Reproduce the data below in full and exclude every picture.

-- BEGIN --

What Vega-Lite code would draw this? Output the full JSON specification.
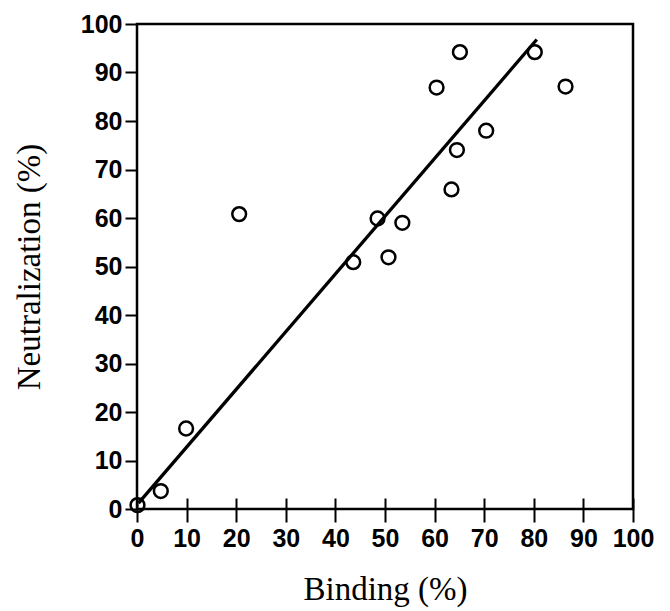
{
  "$schema": "https://vega.github.io/schema/vega-lite/v6.json",
  "width": 496,
  "height": 485,
  "autosize": "none",
  "padding": {"left": 137, "top": 24, "right": 37, "bottom": 102},
  "background": "white",
  "config": {
    "view": {"stroke": "black", "strokeWidth": 2.5, "fill": "white"},
    "axis": {
      "domain": false,
      "grid": false,
      "tickColor": "black",
      "tickWidth": 2,
      "labelColor": "black",
      "labelFont": "Liberation Sans",
      "labelFontWeight": "bold",
      "labelFontSize": 25,
      "labelOverlap": false,
      "labelFlush": false,
      "labelBound": false,
      "titleFont": "Liberation Serif",
      "titleFontWeight": "normal",
      "titleFontSize": 33,
      "titleColor": "black"
    }
  },
  "datasets": {
    "points": [
      {"binding": 0.1, "neutralization": 0.8},
      {"binding": 4.8, "neutralization": 3.7},
      {"binding": 9.9, "neutralization": 16.6},
      {"binding": 20.6, "neutralization": 60.8},
      {"binding": 43.6, "neutralization": 50.9},
      {"binding": 48.5, "neutralization": 59.9},
      {"binding": 50.7, "neutralization": 51.9},
      {"binding": 53.5, "neutralization": 59.0},
      {"binding": 60.4, "neutralization": 86.9},
      {"binding": 63.4, "neutralization": 65.9},
      {"binding": 64.5, "neutralization": 74.0},
      {"binding": 65.1, "neutralization": 94.2},
      {"binding": 70.4, "neutralization": 78.0},
      {"binding": 80.2, "neutralization": 94.2},
      {"binding": 86.4, "neutralization": 87.1}
    ],
    "fit": [
      {"binding": 0.3, "neutralization": 1.2},
      {"binding": 80.6, "neutralization": 96.8}
    ]
  },
  "layer": [
    {
      "data": {"name": "fit"},
      "mark": {"type": "line", "color": "black", "strokeWidth": 3.3},
      "encoding": {
        "x": {"field": "binding", "type": "quantitative"},
        "y": {"field": "neutralization", "type": "quantitative"}
      }
    },
    {
      "data": {"name": "points"},
      "mark": {"type": "point", "shape": "circle", "filled": false, "color": "black", "strokeWidth": 2.5, "size": 190, "opacity": 1},
      "encoding": {
        "x": {
          "field": "binding",
          "type": "quantitative",
          "scale": {"domain": [0, 100], "nice": false},
          "axis": {"title": "Binding (%)", "values": [0, 10, 20, 30, 40, 50, 60, 70, 80, 90, 100], "offset": -11, "tickSize": 24, "labelPadding": 4, "titlePadding": 22}
        },
        "y": {
          "field": "neutralization",
          "type": "quantitative",
          "scale": {"domain": [0, 100], "nice": false},
          "axis": {"title": "Neutralization (%)", "values": [0, 10, 20, 30, 40, 50, 60, 70, 80, 90, 100], "tickSize": 12, "labelPadding": 3, "titlePadding": 34}
        }
      }
    }
  ]
}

-- END --

**Exercise response:**
What Vega-Lite code would draw this? Output the full JSON specification.
{
  "$schema": "https://vega.github.io/schema/vega-lite/v6.json",
  "width": 496,
  "height": 485,
  "autosize": "none",
  "padding": {"left": 137, "top": 24, "right": 37, "bottom": 102},
  "background": "white",
  "config": {
    "view": {"stroke": "black", "strokeWidth": 2.5, "fill": "white"},
    "axis": {
      "domain": false,
      "grid": false,
      "tickColor": "black",
      "tickWidth": 2,
      "labelColor": "black",
      "labelFont": "Liberation Sans",
      "labelFontWeight": "bold",
      "labelFontSize": 25,
      "labelOverlap": false,
      "labelFlush": false,
      "labelBound": false,
      "titleFont": "Liberation Serif",
      "titleFontWeight": "normal",
      "titleFontSize": 33,
      "titleColor": "black"
    }
  },
  "datasets": {
    "points": [
      {"binding": 0.1, "neutralization": 0.8},
      {"binding": 4.8, "neutralization": 3.7},
      {"binding": 9.9, "neutralization": 16.6},
      {"binding": 20.6, "neutralization": 60.8},
      {"binding": 43.6, "neutralization": 50.9},
      {"binding": 48.5, "neutralization": 59.9},
      {"binding": 50.7, "neutralization": 51.9},
      {"binding": 53.5, "neutralization": 59.0},
      {"binding": 60.4, "neutralization": 86.9},
      {"binding": 63.4, "neutralization": 65.9},
      {"binding": 64.5, "neutralization": 74.0},
      {"binding": 65.1, "neutralization": 94.2},
      {"binding": 70.4, "neutralization": 78.0},
      {"binding": 80.2, "neutralization": 94.2},
      {"binding": 86.4, "neutralization": 87.1}
    ],
    "fit": [
      {"binding": 0.3, "neutralization": 1.2},
      {"binding": 80.6, "neutralization": 96.8}
    ]
  },
  "layer": [
    {
      "data": {"name": "fit"},
      "mark": {"type": "line", "color": "black", "strokeWidth": 3.3},
      "encoding": {
        "x": {"field": "binding", "type": "quantitative"},
        "y": {"field": "neutralization", "type": "quantitative"}
      }
    },
    {
      "data": {"name": "points"},
      "mark": {"type": "point", "shape": "circle", "filled": false, "color": "black", "strokeWidth": 2.5, "size": 190, "opacity": 1},
      "encoding": {
        "x": {
          "field": "binding",
          "type": "quantitative",
          "scale": {"domain": [0, 100], "nice": false},
          "axis": {"title": "Binding (%)", "values": [0, 10, 20, 30, 40, 50, 60, 70, 80, 90, 100], "offset": -11, "tickSize": 24, "labelPadding": 4, "titlePadding": 22}
        },
        "y": {
          "field": "neutralization",
          "type": "quantitative",
          "scale": {"domain": [0, 100], "nice": false},
          "axis": {"title": "Neutralization (%)", "values": [0, 10, 20, 30, 40, 50, 60, 70, 80, 90, 100], "tickSize": 12, "labelPadding": 3, "titlePadding": 34}
        }
      }
    }
  ]
}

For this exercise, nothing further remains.